### Work required
Write out, word for word, every line from the first one through the line that holds "ax.bar(x + w", and nothing else; skip the pictures.

### Data segment
####################
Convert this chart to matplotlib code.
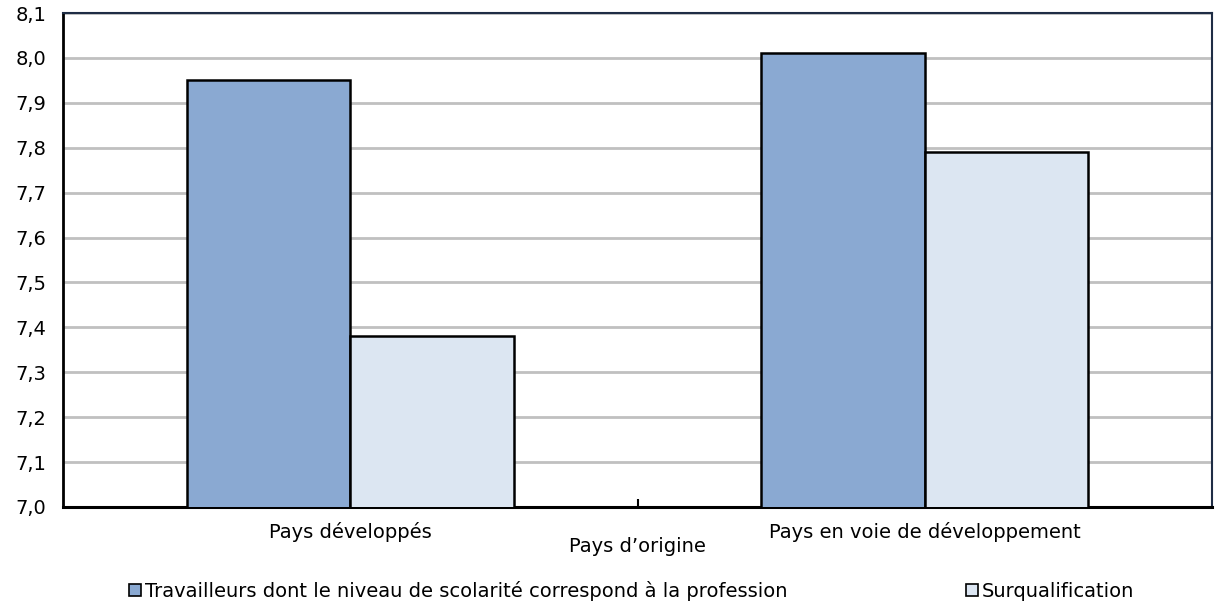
import numpy as np
import matplotlib.pyplot as plt
from matplotlib.ticker import FuncFormatter, FixedLocator
from matplotlib.patches import Patch

categories = ["Pays développés", "Pays en voie de développement"]
series_names = ["Travailleurs dont le niveau de scolarité correspond à la profession",
                "Surqualification"]
matched = [7.95, 8.01]
overqualified = [7.38, 7.79]
colors = ["#8AA9D2", "#DCE6F2"]

plt.rcParams['font.family'] = ['DejaVu Sans']
fs = 14

fig = plt.figure(figsize=(12.22, 6.05), dpi=100)
ax = fig.add_axes([63 / 1222, 1 - 507 / 605, (1212 - 63) / 1222, (507 - 13) / 605])

x = np.arange(len(categories))
w = 0.285
ax.bar(x - w / 2, matched, w, color=colors[0], edgecolor="black", linewidth=1.8, zorder=3)
ax.bar(x + w / 2, overqualified, w, color=colors[1], edgecolor="black", linewidth=1.8, zorder=3)

ax.set_ylim(7.0, 8.1)
ax.set_xlim(-0.5, 1.5)
ax.set_yticks(np.arange(7.0, 8.101, 0.1))
ax.yaxis.set_major_formatter(FuncFormatter(lambda v, p: f"{v:.1f}".replace(".", ",")))
ax.yaxis.grid(True, color="#C0C0C0", linewidth=2)
ax.set_axisbelow(True)

ax.set_xticks(x)
ax.set_xticklabels(categories)
ax.tick_params(axis="x", length=0, labelsize=fs, pad=11)
ax.xaxis.set_minor_locator(FixedLocator([0.5]))
ax.tick_params(axis="x", which="minor", direction="in", length=6, width=1.5, color="black")
ax.tick_params(axis="y", length=0, labelsize=fs, pad=12)

for side in ["top", "right"]:
    ax.spines[side].set_color("#1F2D45")
    ax.spines[side].set_linewidth(1.5)
ax.spines["left"].set_linewidth(2)
ax.spines["bottom"].set_linewidth(2.2)

ax.set_xlabel("Pays d\u2019origine", fontsize=fs, labelpad=-4)

handles = [Patch(facecolor=c, edgecolor="black", linewidth=1.2) for c in colors]
fig.legend(handles, series_names, loc="center", bbox_to_anchor=(0.517, 1 - 591 / 605),
           ncol=2, frameon=False, fontsize=fs, handlelength=0.6, handleheight=0.6,
           handletextpad=0.2, columnspacing=9.2)

fig.savefig("out.png", dpi=100)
####################
### Exercise solution
Convert this chart to matplotlib code.
import numpy as np
import matplotlib.pyplot as plt
from matplotlib.ticker import FuncFormatter, FixedLocator
from matplotlib.patches import Patch

categories = ["Pays développés", "Pays en voie de développement"]
series_names = ["Travailleurs dont le niveau de scolarité correspond à la profession",
                "Surqualification"]
matched = [7.95, 8.01]
overqualified = [7.38, 7.79]
colors = ["#8AA9D2", "#DCE6F2"]

plt.rcParams['font.family'] = ['DejaVu Sans']
fs = 14

fig = plt.figure(figsize=(12.22, 6.05), dpi=100)
ax = fig.add_axes([63 / 1222, 1 - 507 / 605, (1212 - 63) / 1222, (507 - 13) / 605])

x = np.arange(len(categories))
w = 0.285
ax.bar(x - w / 2, matched, w, color=colors[0], edgecolor="black", linewidth=1.8, zorder=3)
ax.bar(x + w / 2, overqualified, w, color=colors[1], edgecolor="black", linewidth=1.8, zorder=3)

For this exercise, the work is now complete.